これは、これからの日本人に対して持つべき大切な言葉になる。
話題を変えて。
あとは大きな特徴といったら料理の記述ですよね。
その風土で育まれた料理をも、最高の題材にしてしまう。料理自体も美味しそうで、架空の作中料理をつくる本すら出ている。『バルサの食卓』。すごくいいんですよ。守り人以外のシリーズの作中料理も紹介されてて、よだれ必須!!見るだけでも満腹必須!!
きっと食べる事もつくる事も大好きな方なんでしょうね〜。はぁ……一度甘辛鳥のお弁当だ食べてみたい。絶対美味しいやつですよ、間違いない!

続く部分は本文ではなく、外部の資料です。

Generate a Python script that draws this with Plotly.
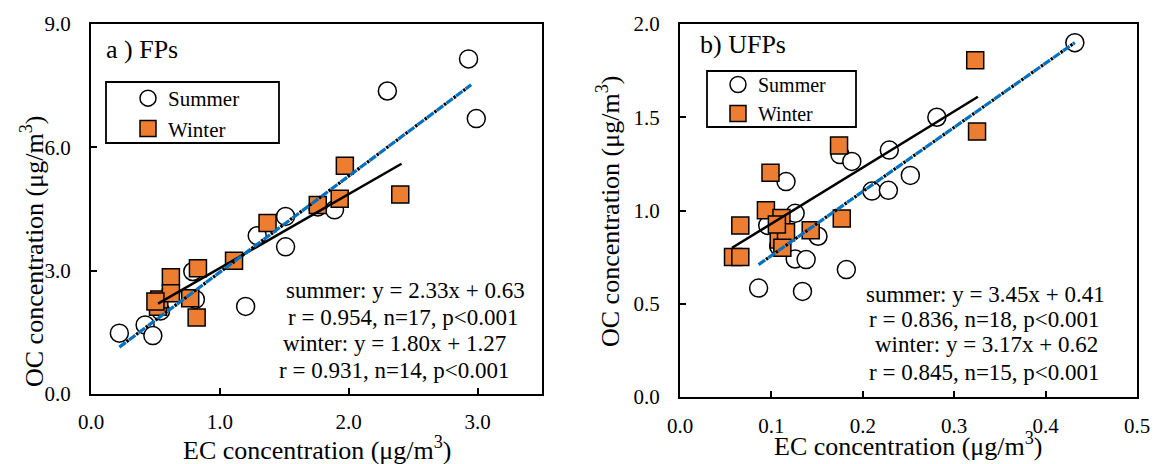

この方の作品は多く映像化されてます。『鹿の王』もアニメ化に動いてるそうです。たくさんの人に、知られてほしいな。そう心から思える大事な作品達です。まだの方、児童書ですが、是非読んでほしい。私個人的には、世界的ベストセラー『ハリーポッター』より断然の推し!
日本語でせっかく描かれた素晴らしい作品があるんだから、まず読んでほしい。母国語でこんな素晴らしい世界に浸れるのは、幸せでしかない。漂う湿気味を帯びた森の緑の空気を。光を反射して首元に迫る刃のきらめきを。口元を噛み締め、漆黒の海に飛び込む覚悟を。その全てを見届けて下さい。世界が変わるから。